VIDAS EJEMPLARES
VAYA, VAYA
Son tan modernos… que creen que una mujer que sea madre no puede progresar
CUANDO la gente se refiere a un político solo por su nombre de pila indica que tiene carisma. En Inglaterra, Boris es un líder sin apellido. De 50 años, alcalde conservador de Londres desde hace seis, se trata de una especie de oso bajito, de alocado flequillo rubio e ideas propias. Para lo bueno y para lo malo, un personaje excesivo. Un oasis en una era saturada de dirigentes planos, de palabrería huera y clónica (ya saben: «Se abre un tiempo nuevo», «aspiro a gobernar para todas y todos», y ramplonerías similares). Boris es un excelente alcalde, que todavía encuentra tiempo para escribir con éxito artículos, libros de historia y novelas. Niño bien de Eton y Oxford, con gotitas lejanas de sangre real, lo salva del envaramiento a lo Cameron su vena golfa. Periodista, debutó en «The Times», que lo largó por manipular una cita. Luego, los escándalos han continuado. Esparcimientos extramatrimoniales, afición a la evasión etílica («a mí dos gin-tonics me dan alas») y lengua libre, pero a veces larga: «Si vamos a autorizar que se casen dos hombres, no sé por qué no podemos autorizar que lo hagan tres, o dos y un chimpancé», fue su controvertido análisis sobre el matrimonio gay. En el lado bueno, trabaja como un poseso (a veces con resaquilla, pero se levanta cada día a las seis), aporta ideas y a su modo tiene principios: es un auténtico liberal y un ejemplo acabado de lo que debería ser un conservador ilustrado del siglo XXI.

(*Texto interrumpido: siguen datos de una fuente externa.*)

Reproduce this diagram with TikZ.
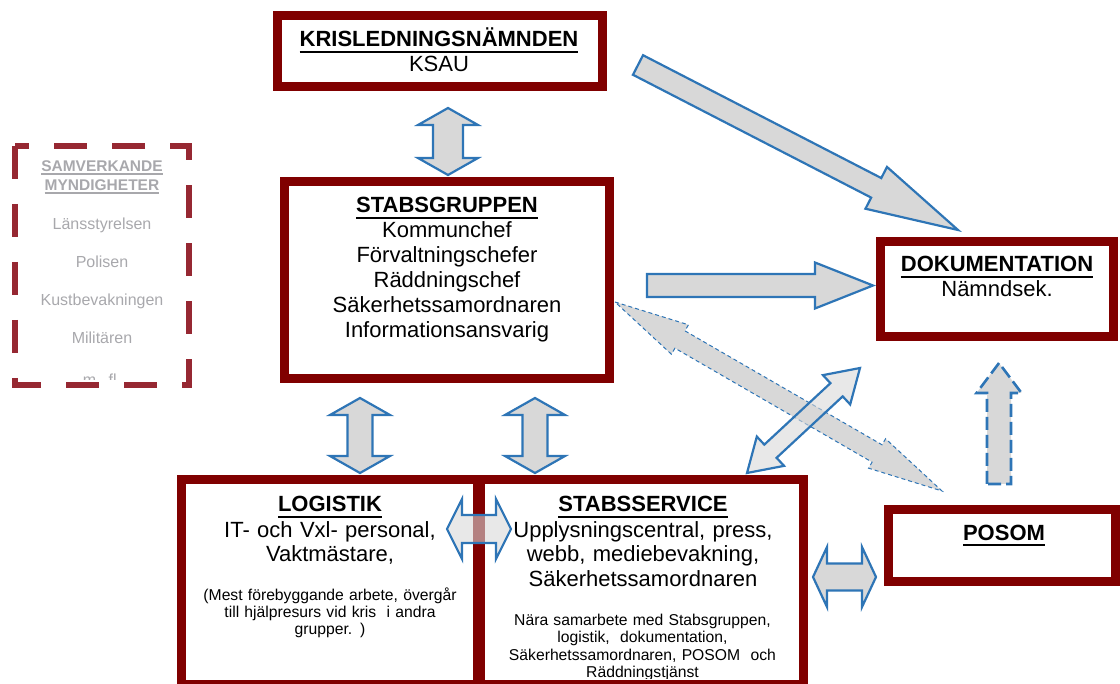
\documentclass[tikz,border=0pt]{standalone}
\usepackage{fontspec}
\setmainfont{Liberation Sans}
\usetikzlibrary{calc}

\definecolor{boxred}{RGB}{128,0,0}
\definecolor{dashred}{RGB}{150,40,50}
\definecolor{arrowblue}{RGB}{46,117,182}
\definecolor{arrowfill}{RGB}{216,216,216}
\definecolor{samgray}{RGB}{168,168,172}

% underlined title: depth, thickness, text
\newcommand{\ulbox}[3]{\leavevmode\setbox0\hbox{#3}\rlap{\rule[-#1]{\wd0}{#2}}\box0}

\tikzset{
  box/.style={draw=boxred, line width=9pt, inner sep=0pt},
  boxtext/.style={anchor=base, align=center, inner sep=0pt, text width=320pt,
    font=\fontsize{22}{25}\selectfont},
  smalltext/.style={anchor=base, align=center, inner sep=0pt, text width=320pt,
    font=\fontsize{15.7}{17.5}\selectfont},
  samtext/.style={anchor=base, align=center, inner sep=0pt, text width=170pt,
    text=samgray, font=\fontsize{16}{37.7}\selectfont},
  blockarr/.style={draw=arrowblue, line width=2.2pt, fill=arrowfill},
  thinarr/.style={draw=arrowblue, line width=1pt, dash pattern=on 4pt off 3pt, fill=arrowfill},
  thickarr/.style={draw=arrowblue, line width=2.6pt, dash pattern=on 13pt off 5pt, fill=arrowfill},
}

\begin{document}
\begin{tikzpicture}[x=1pt,y=-1pt]
    \newcommand{\onearrow}[6]{% style, tail, tip, shaft, head, head length
      \coordinate (hb) at ($(#3)!#6!(#2)$);
      \draw[#1] ($(#2)!#4!90:(#3)$) -- ($(hb)!#4!-90:(#2)$) -- ($(hb)!#5!-90:(#2)$) -- (#3)
        -- ($(hb)!#5!90:(#2)$) -- ($(hb)!#4!90:(#2)$) -- ($(#2)!#4!-90:(#3)$) -- cycle;
    }
    \newcommand{\twoarrow}[6]{% style, end, end, shaft, head, head length
      \coordinate (ha) at ($(#2)!#6!(#3)$);
      \coordinate (hb) at ($(#3)!#6!(#2)$);
      \draw[#1] (#2) -- ($(ha)!#5!90:(#3)$) -- ($(ha)!#4!90:(#3)$) -- ($(hb)!#4!-90:(#2)$)
        -- ($(hb)!#5!-90:(#2)$) -- (#3) -- ($(hb)!#5!90:(#2)$) -- ($(hb)!#4!90:(#2)$)
        -- ($(ha)!#4!-90:(#3)$) -- ($(ha)!#5!-90:(#3)$) -- cycle;
    }

    \useasboundingbox (0,0) rectangle (1120,684);

    % boxes
    \node[box, minimum width=325pt, minimum height=71pt] (kris) at (440,51) {};
    \node[box, minimum width=325pt, minimum height=197pt] (stabs) at (447,280) {};
    \node[box, minimum width=233pt, minimum height=95pt] (dok) at (996.5,289.5) {};
    \node[box, minimum width=227pt, minimum height=71pt] (posom) at (1001.5,545.5) {};
    \node[box, minimum width=296pt, minimum height=205pt] (logistik) at (329.5,582) {};
    \node[box, minimum width=323pt, minimum height=205pt] (service) at (642,582) {};

    % texts
    \node[boxtext] (krislabel) at (439,47) {\textbf{\ulbox{6pt}{2.3pt}{KRISLEDNINGSNÄMNDEN}}\\KSAU};
    \node[boxtext] (stabslabel) at (447,213) {\textbf{\ulbox{6pt}{2.3pt}{STABSGRUPPEN}}\\Kommunchef\\
      Förvaltningschefer\\Räddningschef\\Säkerhetssamordnaren\\Informationsansvarig};
    \node[boxtext] (doklabel) at (997,272) {\textbf{\ulbox{6pt}{2.3pt}{DOKUMENTATION}}\\Nämndsek.};
    \node[boxtext] (posomlabel) at (1004,540) {\textbf{\ulbox{6pt}{2.3pt}{POSOM}}};
    \node[boxtext] (loglabel) at (330,512) {\textbf{\ulbox{6pt}{2.3pt}{LOGISTIK}}\\
      IT- och Vxl- personal,\\Vaktmästare,};
    \node[smalltext] (lognote) at (330,600) {(Mest förebyggande arbete, övergår\\
      till hjälpresurs vid kris\ \ i andra\\grupper. )};
    \node[boxtext] (servlabel) at (643,512) {\textbf{\ulbox{6pt}{2.3pt}{STABSSERVICE}}\\
      Upplysningscentral, press,\\webb, mediebevakning,\\Säkerhetssamordnaren};
    \begin{scope}
      \clip (485,600) rectangle (800,678);
      \node[smalltext] (servnote) at (642.5,625) {Nära samarbete med Stabsgruppen,\\
        logistik,\ \ dokumentation,\\Säkerhetssamordnaren, POSOM\ \ och\\Räddningstjänst};
    \end{scope}

    % samverkande myndigheter
    \node[samtext, font=\bfseries\fontsize{15.5}{19}\selectfont] (samlabel) at (102,172)
      {\ulbox{3pt}{1.6pt}{SAMVERKANDE}\\\ulbox{3pt}{1.6pt}{MYNDIGHETER}};
    \node[samtext] (samlist) at (102,230) {Länsstyrelsen\\Polisen\\Kustbevakningen\\Militären};
    \begin{scope}
      \clip (20,150) rectangle (185,380);
      \node[samtext] (samrest) at (102,386) {m. fl.};
    \end{scope}
    \draw[dashred, line width=6pt, dash pattern=on 33pt off 25pt]
      (15,146) -- (15,385) -- (189,385) -- (189,146) -- cycle;

    % arrow ends
    \coordinate (ks1) at (448,108);  \coordinate (ks2) at (448,175);
    \coordinate (ls1) at (447,529);  \coordinate (ls2) at (511,529);
    \coordinate (sp1) at (813,577);  \coordinate (sp2) at (876,577);
    \coordinate (sd1) at (647,285.5); \coordinate (sd2) at (873,285.5);
    \coordinate (kd1) at (638,65);   \coordinate (kd2) at (958,230);
    \coordinate (sx1) at (615,302);  \coordinate (sx2) at (942,491);
    \coordinate (ds1) at (860,368);  \coordinate (ds2) at (747,473);
    \coordinate (pd1) at (999,484);  \coordinate (pd2) at (999,363);

    % arrows
    \onearrow{blockarr}{kd1}{kd2}{11pt}{23.5pt}{92pt}
    \onearrow{blockarr}{sd1}{sd2}{11.5pt}{23pt}{58pt}
    \twoarrow{thinarr}{sx1}{sx2}{10pt}{17pt}{75pt}
    \twoarrow{blockarr, fill opacity=0.6}{ds1}{ds2}{9pt}{20pt}{32pt}
    \onearrow{thickarr}{pd1}{pd2}{12pt}{22.5pt}{30pt}
    \twoarrow{blockarr}{ks1}{ks2}{15pt}{30pt}{17pt}
    \foreach \x/\n in {360/l,535/s}{
      \coordinate (top\n) at (\x,398);
      \coordinate (bot\n) at (\x,473);
      \twoarrow{blockarr}{top\n}{bot\n}{12.5pt}{30pt}{17pt}
    }
    \twoarrow{blockarr, fill opacity=0.6}{ls1}{ls2}{14pt}{30pt}{15pt}
    \twoarrow{blockarr}{sp1}{sp2}{13.5pt}{30pt}{14pt}
\end{tikzpicture}
\end{document}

Viene todo a cuento de que ayer le escuché a Boris una buena frase. Le pedían que prohibiese fumar en los parques. Respondió que así, de primeras, al libertario que anida en él la palabra prohibir le da repelús. Se entiende. Hay muchas cosas que hacen que los espíritus libertarios arruguen la nariz. Por ejemplo, el monopolio y la uniformidad, el Gran Hermano orwelliano, sobre todo cuando se disfraza de «guay», de campechanote. Allá donde la camiseta se convierte en uniforme, escapen corriendo. No me convence el amable rodillo de la manzana universal, ni el buscador monopolístico, ni hacer amigos abonando un único jardín virtual de California. Tampoco me agrada que se lucren en mi país y se enmascaren en paraísos fiscales. Por eso me parece revelador que en una de las mayores barbaridades sociológicas que recuerdo Facebook y Apple anuncien, y muy ufanos, que costearán a sus empleadas la congelación de embriones, para que no pierdan el tiempo con el incordio de ser madres y puedan trepar por el escalafón de la empresa.
No sé cómo hizo Margaret Thatcher para gobernar el Reino Unido y tener dos hijos. No sé cómo se las apañó Rosalía de Castro, que parió a siete, para escribir una poesía única. No sé qué opinarán Facebook y Apple de que Soraya, Carmen Chacón y tantas otras hayan podido compartir el Ejecutivo con la maternidad. No sé, en fin, cómo no les abochorna poner en cuestión algo que se da por descontado desde hace décadas: la mujer tiene derecho a sus bajas maternales y a crear una familia sin que eso menoscabe su vida laboral. Y congelar un óvulo no es tener un hijo. Es aparcar la decisión porque tu empresa, esa que es tan moderna, te dice, sin decirlo, que aquí la que se va de baja maternal no sale en la foto.